Now for the rest of us that don't have that nifty feature...
SATA/NL is ideal at sequential large block IO, and not ideal at random small block IO, and is cheap.
FC/SCSI is better at random small block IO and is more expensive.
Light workloads *can* work well on NL, especially when you have high spindle counts and lots of cache. Generically speaking though, you will probably want to balance it such that your databases and app data are on FC and your file/print/backups/bin are on NL. That is generic advice, if you have a HEAVY loaded file server, you will want that on FC. If you have a database server that just runs archived historical read only partitions of databases, you may want that on NL.. there are exceptions for every rule.
For data warehousing apps, I have found that building cubes/aggregates is best done on FC (SSD), but once the cube is built for the last and final time, it can be moved to NL. Our typical environment is a cube for current year on FC which gets reprocessed weekly, and previous years that never get edited get pushed down to NL.
Hope this helps!
Richard Siemers
The views and opinions expressed are my own and do not necessarily reflect those of my employer.
The views and opinions expressed are my own and do not necessarily reflect those of my employer.
Re: performance troubleshooting/tuning between NL and FC
Thanks for your reply, and unfortunately, no, we don't have AO.
What's interesting is that the DB we are talking about was originally on an F200 striped across 64NL drives and performance seemed fine. Then we moved it to our T800 with 192NL drives, and my admins are saying that performance is less than it was previously. So they moved it to FC.
I know that the T800's NL drives are being hammered by more systems and with more diverse workloads than the F200, but looking at IOPS and port contention, we don't see any issues. I'm curious what are some things that I should look at that might better help us track down where contention is? I'm looking at PD performance and the Service Time, IO Size and such. I'm not really sure what are good ranges, or where one is relevant versus another. Or if PD perf is even all that effective of a place to start.
Is there a good guide to using system reporter...not sure the raw info in the PDF provides a good method of interpreting results.
What's interesting is that the DB we are talking about was originally on an F200 striped across 64NL drives and performance seemed fine. Then we moved it to our T800 with 192NL drives, and my admins are saying that performance is less than it was previously. So they moved it to FC.

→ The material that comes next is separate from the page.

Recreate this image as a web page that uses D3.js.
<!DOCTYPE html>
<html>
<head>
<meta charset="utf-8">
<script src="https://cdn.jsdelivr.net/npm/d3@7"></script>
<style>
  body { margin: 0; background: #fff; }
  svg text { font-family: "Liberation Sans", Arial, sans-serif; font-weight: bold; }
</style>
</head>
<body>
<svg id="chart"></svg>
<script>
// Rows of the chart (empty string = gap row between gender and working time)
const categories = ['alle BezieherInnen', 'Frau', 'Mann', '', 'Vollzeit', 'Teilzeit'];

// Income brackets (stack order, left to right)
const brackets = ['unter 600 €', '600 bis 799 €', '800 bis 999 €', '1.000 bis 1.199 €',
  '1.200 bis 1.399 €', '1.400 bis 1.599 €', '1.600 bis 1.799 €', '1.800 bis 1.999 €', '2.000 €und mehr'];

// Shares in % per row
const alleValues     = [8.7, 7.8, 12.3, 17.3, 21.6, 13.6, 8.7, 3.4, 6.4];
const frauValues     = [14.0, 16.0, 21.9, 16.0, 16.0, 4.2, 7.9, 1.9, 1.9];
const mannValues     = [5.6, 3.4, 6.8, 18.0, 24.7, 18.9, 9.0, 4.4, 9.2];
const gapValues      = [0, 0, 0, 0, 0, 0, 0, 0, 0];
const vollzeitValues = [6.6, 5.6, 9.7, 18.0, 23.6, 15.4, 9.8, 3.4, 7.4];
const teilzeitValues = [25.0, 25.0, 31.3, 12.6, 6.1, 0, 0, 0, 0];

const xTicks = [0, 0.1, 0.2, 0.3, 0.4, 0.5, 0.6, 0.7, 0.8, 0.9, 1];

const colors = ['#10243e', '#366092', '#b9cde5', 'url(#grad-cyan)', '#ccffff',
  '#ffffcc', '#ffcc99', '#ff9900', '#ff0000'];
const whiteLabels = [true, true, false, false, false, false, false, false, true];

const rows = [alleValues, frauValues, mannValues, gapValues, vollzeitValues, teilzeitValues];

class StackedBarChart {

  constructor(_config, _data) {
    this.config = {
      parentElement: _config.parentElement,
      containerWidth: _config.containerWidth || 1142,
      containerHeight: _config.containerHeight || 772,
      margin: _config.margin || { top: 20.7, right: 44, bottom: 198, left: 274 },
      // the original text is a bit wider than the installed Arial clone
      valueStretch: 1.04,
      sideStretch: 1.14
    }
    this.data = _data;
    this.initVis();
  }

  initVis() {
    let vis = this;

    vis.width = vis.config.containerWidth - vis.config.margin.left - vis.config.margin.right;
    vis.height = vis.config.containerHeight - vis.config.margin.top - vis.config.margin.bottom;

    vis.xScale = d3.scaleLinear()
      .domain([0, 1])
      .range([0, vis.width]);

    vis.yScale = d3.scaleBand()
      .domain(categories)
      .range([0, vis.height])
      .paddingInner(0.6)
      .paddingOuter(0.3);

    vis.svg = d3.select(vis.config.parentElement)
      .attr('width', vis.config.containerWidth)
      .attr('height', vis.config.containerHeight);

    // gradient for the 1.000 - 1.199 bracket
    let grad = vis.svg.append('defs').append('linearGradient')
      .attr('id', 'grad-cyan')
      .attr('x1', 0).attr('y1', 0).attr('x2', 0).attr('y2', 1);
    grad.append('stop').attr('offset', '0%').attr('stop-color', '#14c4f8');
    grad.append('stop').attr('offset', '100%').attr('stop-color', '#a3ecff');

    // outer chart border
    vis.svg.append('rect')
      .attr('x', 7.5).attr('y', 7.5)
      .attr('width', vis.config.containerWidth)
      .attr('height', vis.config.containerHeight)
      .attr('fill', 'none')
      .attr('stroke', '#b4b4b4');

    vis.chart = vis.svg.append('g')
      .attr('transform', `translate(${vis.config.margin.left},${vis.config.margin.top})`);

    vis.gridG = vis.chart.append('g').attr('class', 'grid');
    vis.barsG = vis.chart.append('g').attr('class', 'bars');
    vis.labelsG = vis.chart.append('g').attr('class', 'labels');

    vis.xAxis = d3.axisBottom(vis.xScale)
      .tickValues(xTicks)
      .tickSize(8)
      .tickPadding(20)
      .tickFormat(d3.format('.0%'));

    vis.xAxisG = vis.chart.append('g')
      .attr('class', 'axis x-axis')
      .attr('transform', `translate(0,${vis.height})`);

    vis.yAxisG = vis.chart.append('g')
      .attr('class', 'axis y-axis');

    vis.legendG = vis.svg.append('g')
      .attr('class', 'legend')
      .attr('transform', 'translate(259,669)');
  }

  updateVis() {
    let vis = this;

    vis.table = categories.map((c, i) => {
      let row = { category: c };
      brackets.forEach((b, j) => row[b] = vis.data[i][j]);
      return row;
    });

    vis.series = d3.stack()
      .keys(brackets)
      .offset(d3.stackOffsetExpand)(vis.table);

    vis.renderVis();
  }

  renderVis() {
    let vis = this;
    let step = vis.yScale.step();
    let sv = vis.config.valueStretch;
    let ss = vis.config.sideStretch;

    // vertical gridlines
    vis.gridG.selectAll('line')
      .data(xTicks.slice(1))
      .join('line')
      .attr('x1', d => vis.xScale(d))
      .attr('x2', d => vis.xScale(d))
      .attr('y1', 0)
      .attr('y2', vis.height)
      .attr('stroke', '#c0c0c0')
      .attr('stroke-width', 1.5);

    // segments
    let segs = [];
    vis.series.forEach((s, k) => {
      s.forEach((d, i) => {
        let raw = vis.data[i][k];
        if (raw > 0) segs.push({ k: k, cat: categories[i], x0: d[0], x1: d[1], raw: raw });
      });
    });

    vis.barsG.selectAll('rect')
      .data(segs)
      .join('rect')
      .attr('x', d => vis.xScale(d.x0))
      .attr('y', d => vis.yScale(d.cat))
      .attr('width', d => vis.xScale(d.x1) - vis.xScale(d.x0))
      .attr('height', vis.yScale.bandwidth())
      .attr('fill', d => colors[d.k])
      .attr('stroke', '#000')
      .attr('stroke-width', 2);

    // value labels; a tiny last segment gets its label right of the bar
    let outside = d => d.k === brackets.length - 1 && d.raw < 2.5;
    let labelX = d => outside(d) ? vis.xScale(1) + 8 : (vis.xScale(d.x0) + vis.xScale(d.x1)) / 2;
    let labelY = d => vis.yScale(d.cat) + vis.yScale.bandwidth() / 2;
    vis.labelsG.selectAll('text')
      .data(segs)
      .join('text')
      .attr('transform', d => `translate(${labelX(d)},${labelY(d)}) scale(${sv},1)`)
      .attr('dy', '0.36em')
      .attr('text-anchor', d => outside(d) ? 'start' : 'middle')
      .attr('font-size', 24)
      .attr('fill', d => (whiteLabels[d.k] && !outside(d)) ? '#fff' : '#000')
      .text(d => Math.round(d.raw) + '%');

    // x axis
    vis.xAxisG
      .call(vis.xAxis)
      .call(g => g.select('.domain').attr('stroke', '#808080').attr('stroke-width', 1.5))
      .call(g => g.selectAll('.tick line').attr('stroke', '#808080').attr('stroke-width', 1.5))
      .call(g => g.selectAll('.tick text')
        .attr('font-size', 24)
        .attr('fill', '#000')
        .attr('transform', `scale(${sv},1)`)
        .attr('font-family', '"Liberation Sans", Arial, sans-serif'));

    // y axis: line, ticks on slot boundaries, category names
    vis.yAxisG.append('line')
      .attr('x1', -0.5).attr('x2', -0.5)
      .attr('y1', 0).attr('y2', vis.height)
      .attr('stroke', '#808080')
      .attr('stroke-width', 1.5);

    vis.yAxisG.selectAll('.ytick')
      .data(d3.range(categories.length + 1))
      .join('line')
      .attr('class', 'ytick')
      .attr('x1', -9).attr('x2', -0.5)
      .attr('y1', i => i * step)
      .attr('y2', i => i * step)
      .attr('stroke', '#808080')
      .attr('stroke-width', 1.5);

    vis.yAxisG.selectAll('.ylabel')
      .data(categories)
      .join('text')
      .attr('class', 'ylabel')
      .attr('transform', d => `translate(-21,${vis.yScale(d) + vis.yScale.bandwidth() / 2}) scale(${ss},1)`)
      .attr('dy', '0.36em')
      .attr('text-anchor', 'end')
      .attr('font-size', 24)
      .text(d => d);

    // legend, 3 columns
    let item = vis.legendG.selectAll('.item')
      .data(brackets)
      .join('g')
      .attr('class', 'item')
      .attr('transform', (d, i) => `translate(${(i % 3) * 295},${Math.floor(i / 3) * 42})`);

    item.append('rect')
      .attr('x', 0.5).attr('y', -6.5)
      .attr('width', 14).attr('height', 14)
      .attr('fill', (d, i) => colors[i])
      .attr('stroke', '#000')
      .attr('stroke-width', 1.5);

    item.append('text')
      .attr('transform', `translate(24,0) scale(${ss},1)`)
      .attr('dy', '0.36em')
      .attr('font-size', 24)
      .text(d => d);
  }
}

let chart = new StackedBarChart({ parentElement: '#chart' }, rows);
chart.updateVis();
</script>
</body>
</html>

I know that the T800's NL drives are being hammered by more systems and with more diverse workloads than the F200, but looking at IOPS and port contention, we don't see any issues. I'm curious what are some things that I should look at that might better help us track down where contention is? I'm looking at PD performance and the Service Time, IO Size and such. I'm not really sure what are good ranges, or where one is relevant versus another. Or if PD perf is even all that effective of a place to start.
Is there a good guide to using system reporter...not sure the raw info in the PDF provides a good method of interpreting results.